According to their website, the organization is dedicated to helping Christians defend their faith and assist with answering questions about the Bible, particularly about the book of Genesis.
After strictly observing the visitors, Thomas decided to contact them another way.
He began studying previous visitors’ written reviews of the museum on websites, such as Facebook and TripAdvisor. After communicating via email and collecting the visitors’ contact information, Thomas began conducting phone interviews. He interviewed the individuals about their encounter with the attractions and how the displays affected their understanding of the Bible in order to determine if they were resistant or accepting of the museum’s argument.
Although Thomas had no hypotheses when beginning the research, he came to what he called a “surprising” conclusion.
“There are a fair number of people who identify as Christians who are resistant to Answers in Genesis’ argument and the use of the Bible to make their argument,” Thomas said.
Thomas said research also suggests that “The museum is linking the readings of the Bible to America’s social, political and economic issues. The Answer in Genesis is arguing that if they can get people to take the Bible literally again, then God will favor the nation and the problems will be resolved. The Creation Museum has had millions of visitors since it has opened in 2007 - alone says that this is no mere curiosity that something is going on.”
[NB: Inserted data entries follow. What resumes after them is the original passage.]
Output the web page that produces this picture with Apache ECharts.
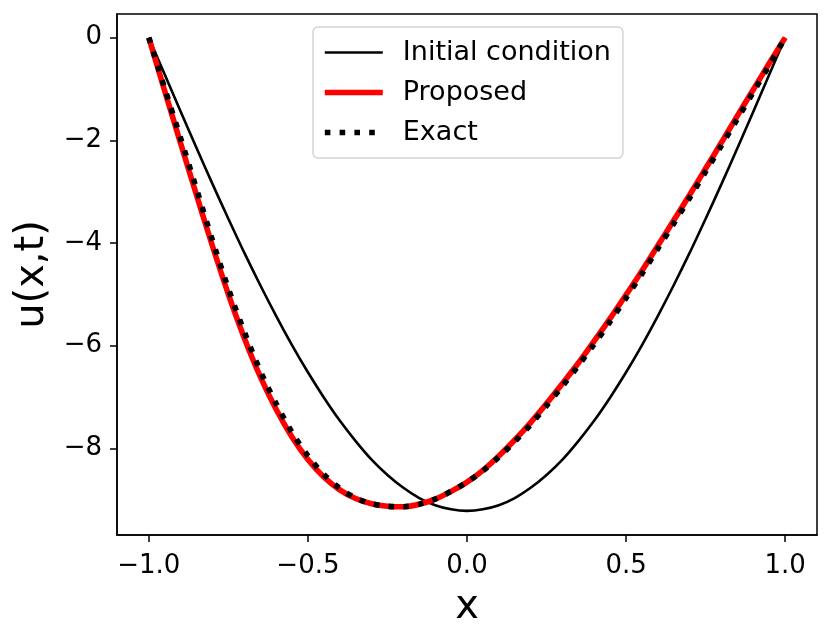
<!DOCTYPE html>
<html>
<head>
<meta charset="utf-8">
<script src="https://cdn.jsdelivr.net/npm/echarts@6/dist/echarts.min.js"></script>
<style>
	html, body { margin: 0; padding: 0; background: #fff; }
	#main { width: 831px; height: 639px; }
</style>
</head>
<body>
<div id="main"></div>
<script>
// x positions shared by all three curves
var xs = [-1.00, -0.95, -0.90, -0.85, -0.80, -0.75, -0.70, -0.65, -0.60, -0.55,
	-0.50, -0.45, -0.40, -0.35, -0.30, -0.25, -0.20, -0.15, -0.10, -0.05,
	0.00, 0.05, 0.10, 0.15, 0.20, 0.25, 0.30, 0.35, 0.40, 0.45,
	0.50, 0.55, 0.60, 0.65, 0.70, 0.75, 0.80, 0.85, 0.90, 0.95, 1.00];

var initialCond = [0, -0.72, -1.44, -2.15, -2.85, -3.53, -4.19, -4.82, -5.42, -5.99,
	-6.52, -7.01, -7.46, -7.86, -8.22, -8.52, -8.77, -8.97, -9.11, -9.19,
	-9.22, -9.19, -9.11, -8.97, -8.77, -8.52, -8.22, -7.86, -7.46, -7.01,
	-6.52, -5.99, -5.42, -4.82, -4.19, -3.53, -2.85, -2.15, -1.44, -0.72, 0];

var proposed = [0, -1.04, -2.06, -3.07, -4.06, -5.00, -5.85, -6.60, -7.24, -7.78,
	-8.22, -8.56, -8.81, -8.98, -9.08, -9.13, -9.14, -9.09, -8.99, -8.84,
	-8.66, -8.43, -8.15, -7.84, -7.50, -7.13, -6.74, -6.34, -5.91, -5.47,
	-5.01, -4.54, -4.05, -3.56, -3.06, -2.55, -2.04, -1.52, -1.01, -0.50, 0];

var exact = [0, -0.99, -1.96, -2.95, -3.95, -4.89, -5.73, -6.49, -7.13, -7.69,
	-8.15, -8.51, -8.78, -8.97, -9.08, -9.13, -9.14, -9.09, -8.99, -8.84,
	-8.66, -8.44, -8.17, -7.87, -7.54, -7.17, -6.79, -6.39, -5.97, -5.53,
	-5.07, -4.60, -4.11, -3.62, -3.12, -2.61, -2.10, -1.58, -1.06, -0.54, 0];

var xTicks = [-1.0, -0.5, 0.0, 0.5, 1.0];
var yTicks = [-8, -6, -4, -2, 0];

function pairs(ys) {
	return xs.map(function (x, i) { return [x, ys[i]]; });
}

function minusSign(s) {
	return s.replace('-', '\u2212');
}

var chartDom = document.getElementById('main');
var myChart = echarts.init(chartDom, null, { renderer: 'canvas' });
var option;

var font = 'DejaVu Sans';

var frameLine = { show: true, onZero: false, lineStyle: { color: '#000', width: 1.5 } };

option = {
	animation: false,
	textStyle: { fontFamily: font, color: '#000' },
	grid: {
		left: 117,
		right: 14,
		top: 14,
		bottom: 104,
		show: true,
		borderColor: '#000',
		borderWidth: 1.5,
		backgroundColor: 'transparent'
	},
	legend: {
		left: 313,
		top: 27,
		orient: 'vertical',
		itemWidth: 58,
		itemHeight: 14,
		itemGap: 13,
		padding: [12, 12, 12, 9],
		backgroundColor: 'rgba(255,255,255,0.8)',
		borderColor: '#d4d4d4',
		borderWidth: 1.5,
		borderRadius: 5,
		itemStyle: { opacity: 0 },
		textStyle: {
			fontFamily: font,
			fontSize: 27,
			color: '#000',
			padding: [0, 0, 0, 15]
		},
		data: [
			{ name: 'Initial condition', lineStyle: { width: 2.6 } },
			{ name: 'Proposed', lineStyle: { width: 5.6 } },
			{ name: 'Exact', lineStyle: { width: 5.6 } }
		]
	},
	xAxis: {
		type: 'value',
		min: -1.1,
		max: 1.1,
		name: 'x',
		nameLocation: 'middle',
		nameGap: 53,
		nameTextStyle: { fontFamily: font, fontSize: 40, color: '#000' },
		axisLine: frameLine,
		splitLine: { show: false },
		axisTick: {
			show: true,
			customValues: xTicks,
			length: 7,
			lineStyle: { color: '#000', width: 1.5 }
		},
		axisLabel: {
			customValues: xTicks,
			margin: 18,
			fontFamily: font,
			fontSize: 26,
			color: '#000',
			formatter: function (v) { return minusSign(v.toFixed(1)); }
		}
	},
	yAxis: {
		type: 'value',
		min: -9.69,
		max: 0.46,
		name: 'u(x,t)',
		nameLocation: 'middle',
		nameGap: 64,
		nameTextStyle: { fontFamily: font, fontSize: 40, color: '#000' },
		axisLine: frameLine,
		splitLine: { show: false },
		axisTick: {
			show: true,
			customValues: yTicks,
			length: 7,
			lineStyle: { color: '#000', width: 1.5 }
		},
		axisLabel: {
			customValues: yTicks,
			margin: 15,
			fontFamily: font,
			fontSize: 26,
			color: '#000',
			formatter: function (v) { return minusSign(String(v)); }
		}
	},
	series: [
		{
			name: 'Initial condition',
			type: 'line',
			symbol: 'none',
			smooth: 0.3,
			lineStyle: { color: '#000', width: 2.6 },
			itemStyle: { color: '#000' },
			data: pairs(initialCond),
			z: 2
		},
		{
			name: 'Proposed',
			type: 'line',
			symbol: 'none',
			smooth: 0.3,
			lineStyle: { color: '#ff0000', width: 5.6 },
			itemStyle: { color: '#ff0000' },
			data: pairs(proposed),
			z: 3
		},
		{
			name: 'Exact',
			type: 'line',
			symbol: 'none',
			smooth: 0.3,
			lineStyle: { color: '#000', width: 5.6, type: [5.6, 9.2], cap: 'butt' },
			itemStyle: { color: '#000' },
			data: pairs(exact),
			z: 4
		}
	]
};

option && myChart.setOption(option);
</script>
</body>
</html>
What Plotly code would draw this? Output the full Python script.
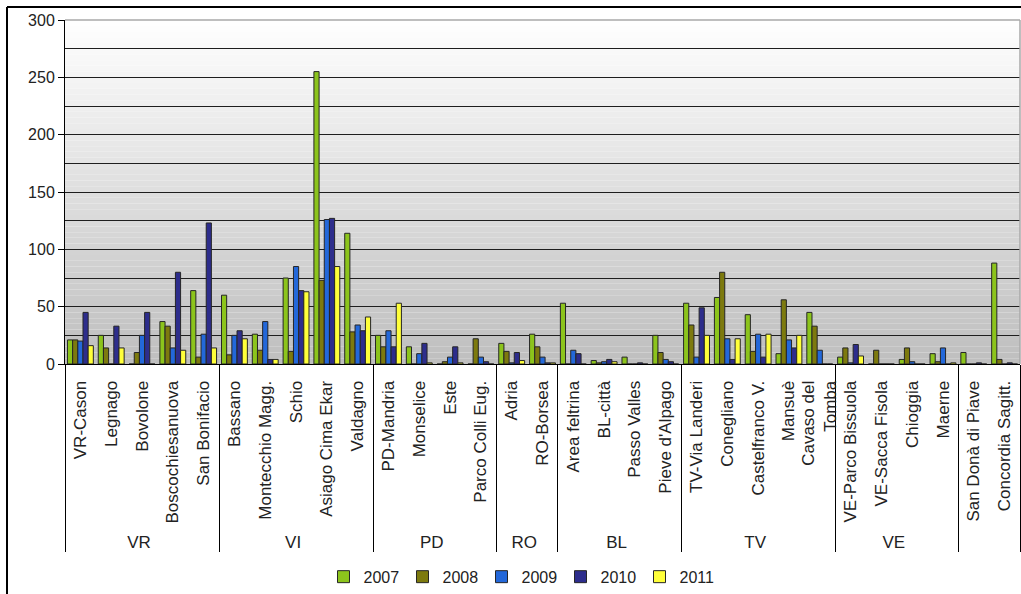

Thomas has completed a majority of his research and has two-thirds of his book draft completed. His next steps include finalizing a few more chapters, analyzing interview data, and finding a publisher.
Thomas’ experience gives a chance for students to gain from his opportunities by bringing his research into the classroom. Thomas uses the development of his research as an example for students to grasp concepts more easily and understand the research process. Thomas also uses Answers in Genesis as examples and to lead discussions in class. An undergraduate student worked with Thomas on some of his research by visiting the museum and collecting photos and details of the displays during the origin of the process.
Thomas’ research was funded by a grant from the College of Humanities and Behavioral Sciences. This grant supported his stay in Kentucky and some of the software he used to complete his research.